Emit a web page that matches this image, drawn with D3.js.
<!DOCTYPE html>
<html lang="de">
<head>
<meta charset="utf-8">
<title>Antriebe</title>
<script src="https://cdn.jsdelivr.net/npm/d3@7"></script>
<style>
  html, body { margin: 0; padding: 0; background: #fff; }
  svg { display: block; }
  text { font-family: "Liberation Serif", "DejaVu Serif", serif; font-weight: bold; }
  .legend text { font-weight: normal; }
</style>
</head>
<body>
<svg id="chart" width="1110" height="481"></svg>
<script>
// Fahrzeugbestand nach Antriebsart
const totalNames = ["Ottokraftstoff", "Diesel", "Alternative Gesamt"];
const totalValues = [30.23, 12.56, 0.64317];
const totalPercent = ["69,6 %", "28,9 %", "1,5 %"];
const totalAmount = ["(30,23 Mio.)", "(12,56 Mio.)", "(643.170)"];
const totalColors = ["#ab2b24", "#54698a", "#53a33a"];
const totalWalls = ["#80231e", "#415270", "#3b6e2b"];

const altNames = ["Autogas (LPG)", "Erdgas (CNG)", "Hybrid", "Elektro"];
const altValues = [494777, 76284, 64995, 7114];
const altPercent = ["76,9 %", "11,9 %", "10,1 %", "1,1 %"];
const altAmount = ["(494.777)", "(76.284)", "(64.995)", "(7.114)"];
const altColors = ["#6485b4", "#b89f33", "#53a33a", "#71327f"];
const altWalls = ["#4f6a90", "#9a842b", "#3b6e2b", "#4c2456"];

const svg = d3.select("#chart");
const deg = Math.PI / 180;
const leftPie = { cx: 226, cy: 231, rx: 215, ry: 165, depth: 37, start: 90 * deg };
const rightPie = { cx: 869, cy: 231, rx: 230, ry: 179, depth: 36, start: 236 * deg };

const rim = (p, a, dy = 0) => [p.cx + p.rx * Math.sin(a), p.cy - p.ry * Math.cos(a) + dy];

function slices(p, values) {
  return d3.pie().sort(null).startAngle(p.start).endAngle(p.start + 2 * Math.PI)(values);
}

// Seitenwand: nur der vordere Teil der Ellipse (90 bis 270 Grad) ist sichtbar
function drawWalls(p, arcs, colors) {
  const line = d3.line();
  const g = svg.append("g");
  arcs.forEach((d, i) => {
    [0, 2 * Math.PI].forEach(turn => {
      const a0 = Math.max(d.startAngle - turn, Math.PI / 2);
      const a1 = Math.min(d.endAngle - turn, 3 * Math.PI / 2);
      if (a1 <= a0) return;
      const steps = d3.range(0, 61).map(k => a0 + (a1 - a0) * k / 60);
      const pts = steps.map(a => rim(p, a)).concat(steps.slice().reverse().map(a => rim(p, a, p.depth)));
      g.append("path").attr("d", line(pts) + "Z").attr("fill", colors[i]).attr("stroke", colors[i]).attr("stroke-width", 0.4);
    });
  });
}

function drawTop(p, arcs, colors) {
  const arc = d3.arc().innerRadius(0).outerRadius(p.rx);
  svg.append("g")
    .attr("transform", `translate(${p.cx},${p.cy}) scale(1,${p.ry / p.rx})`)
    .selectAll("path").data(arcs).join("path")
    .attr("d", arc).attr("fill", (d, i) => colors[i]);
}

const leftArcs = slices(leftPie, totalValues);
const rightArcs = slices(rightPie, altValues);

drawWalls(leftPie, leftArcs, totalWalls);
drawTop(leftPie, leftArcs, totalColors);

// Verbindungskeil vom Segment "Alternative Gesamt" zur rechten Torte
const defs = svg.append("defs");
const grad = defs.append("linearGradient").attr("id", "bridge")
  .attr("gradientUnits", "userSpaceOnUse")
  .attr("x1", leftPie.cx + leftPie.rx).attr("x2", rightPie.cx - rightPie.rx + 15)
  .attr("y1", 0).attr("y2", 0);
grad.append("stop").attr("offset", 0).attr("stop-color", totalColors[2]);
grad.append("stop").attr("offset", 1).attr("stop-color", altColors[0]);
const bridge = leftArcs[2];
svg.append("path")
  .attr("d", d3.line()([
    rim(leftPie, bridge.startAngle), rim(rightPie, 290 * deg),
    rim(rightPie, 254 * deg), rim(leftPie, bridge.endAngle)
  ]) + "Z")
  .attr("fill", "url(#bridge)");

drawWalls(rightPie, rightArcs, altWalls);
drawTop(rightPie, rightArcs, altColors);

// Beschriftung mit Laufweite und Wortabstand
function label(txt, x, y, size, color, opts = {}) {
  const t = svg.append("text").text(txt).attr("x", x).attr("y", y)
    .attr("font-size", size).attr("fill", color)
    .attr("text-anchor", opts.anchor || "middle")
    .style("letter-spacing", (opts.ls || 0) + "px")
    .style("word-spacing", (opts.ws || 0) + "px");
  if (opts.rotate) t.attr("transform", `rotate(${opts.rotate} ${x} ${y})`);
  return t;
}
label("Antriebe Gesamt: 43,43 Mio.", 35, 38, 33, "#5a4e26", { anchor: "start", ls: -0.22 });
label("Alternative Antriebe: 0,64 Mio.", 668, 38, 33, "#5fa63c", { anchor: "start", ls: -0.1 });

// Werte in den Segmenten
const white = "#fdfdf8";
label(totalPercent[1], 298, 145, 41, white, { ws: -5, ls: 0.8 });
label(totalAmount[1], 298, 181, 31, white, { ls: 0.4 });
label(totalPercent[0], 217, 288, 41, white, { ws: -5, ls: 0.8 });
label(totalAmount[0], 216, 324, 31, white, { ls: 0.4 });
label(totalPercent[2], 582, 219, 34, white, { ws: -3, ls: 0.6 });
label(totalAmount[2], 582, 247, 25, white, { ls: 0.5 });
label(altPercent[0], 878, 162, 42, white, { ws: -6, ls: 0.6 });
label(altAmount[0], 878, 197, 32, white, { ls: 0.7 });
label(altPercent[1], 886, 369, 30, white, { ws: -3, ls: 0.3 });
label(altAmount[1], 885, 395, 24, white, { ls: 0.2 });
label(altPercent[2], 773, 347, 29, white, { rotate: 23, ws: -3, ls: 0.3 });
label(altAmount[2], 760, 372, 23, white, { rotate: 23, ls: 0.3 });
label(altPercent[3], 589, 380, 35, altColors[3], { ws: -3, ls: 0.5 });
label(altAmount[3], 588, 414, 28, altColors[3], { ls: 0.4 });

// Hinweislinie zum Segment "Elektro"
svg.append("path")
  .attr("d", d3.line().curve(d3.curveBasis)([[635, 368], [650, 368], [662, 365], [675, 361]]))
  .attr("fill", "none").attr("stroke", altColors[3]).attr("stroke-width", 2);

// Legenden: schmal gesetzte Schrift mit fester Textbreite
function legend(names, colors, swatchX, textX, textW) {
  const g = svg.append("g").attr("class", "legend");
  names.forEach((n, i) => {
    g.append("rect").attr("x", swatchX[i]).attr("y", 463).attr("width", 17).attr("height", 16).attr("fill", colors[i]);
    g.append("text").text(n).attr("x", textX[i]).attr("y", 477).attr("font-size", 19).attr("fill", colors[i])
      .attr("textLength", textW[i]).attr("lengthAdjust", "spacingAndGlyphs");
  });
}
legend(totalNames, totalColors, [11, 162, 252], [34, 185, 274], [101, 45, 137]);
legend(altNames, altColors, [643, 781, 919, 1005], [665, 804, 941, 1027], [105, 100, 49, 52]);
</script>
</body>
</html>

────────────────────

◆ Given problem: Set down verbatim only the lines between the start of the data above and the line with "36, start: 236", both boundaries included.

◆ Worked solution:
Emit a web page that matches this image, drawn with D3.js.
<!DOCTYPE html>
<html lang="de">
<head>
<meta charset="utf-8">
<title>Antriebe</title>
<script src="https://cdn.jsdelivr.net/npm/d3@7"></script>
<style>
  html, body { margin: 0; padding: 0; background: #fff; }
  svg { display: block; }
  text { font-family: "Liberation Serif", "DejaVu Serif", serif; font-weight: bold; }
  .legend text { font-weight: normal; }
</style>
</head>
<body>
<svg id="chart" width="1110" height="481"></svg>
<script>
// Fahrzeugbestand nach Antriebsart
const totalNames = ["Ottokraftstoff", "Diesel", "Alternative Gesamt"];
const totalValues = [30.23, 12.56, 0.64317];
const totalPercent = ["69,6 %", "28,9 %", "1,5 %"];
const totalAmount = ["(30,23 Mio.)", "(12,56 Mio.)", "(643.170)"];
const totalColors = ["#ab2b24", "#54698a", "#53a33a"];
const totalWalls = ["#80231e", "#415270", "#3b6e2b"];

const altNames = ["Autogas (LPG)", "Erdgas (CNG)", "Hybrid", "Elektro"];
const altValues = [494777, 76284, 64995, 7114];
const altPercent = ["76,9 %", "11,9 %", "10,1 %", "1,1 %"];
const altAmount = ["(494.777)", "(76.284)", "(64.995)", "(7.114)"];
const altColors = ["#6485b4", "#b89f33", "#53a33a", "#71327f"];
const altWalls = ["#4f6a90", "#9a842b", "#3b6e2b", "#4c2456"];

const svg = d3.select("#chart");
const deg = Math.PI / 180;
const leftPie = { cx: 226, cy: 231, rx: 215, ry: 165, depth: 37, start: 90 * deg };
const rightPie = { cx: 869, cy: 231, rx: 230, ry: 179, depth: 36, start: 236 * deg };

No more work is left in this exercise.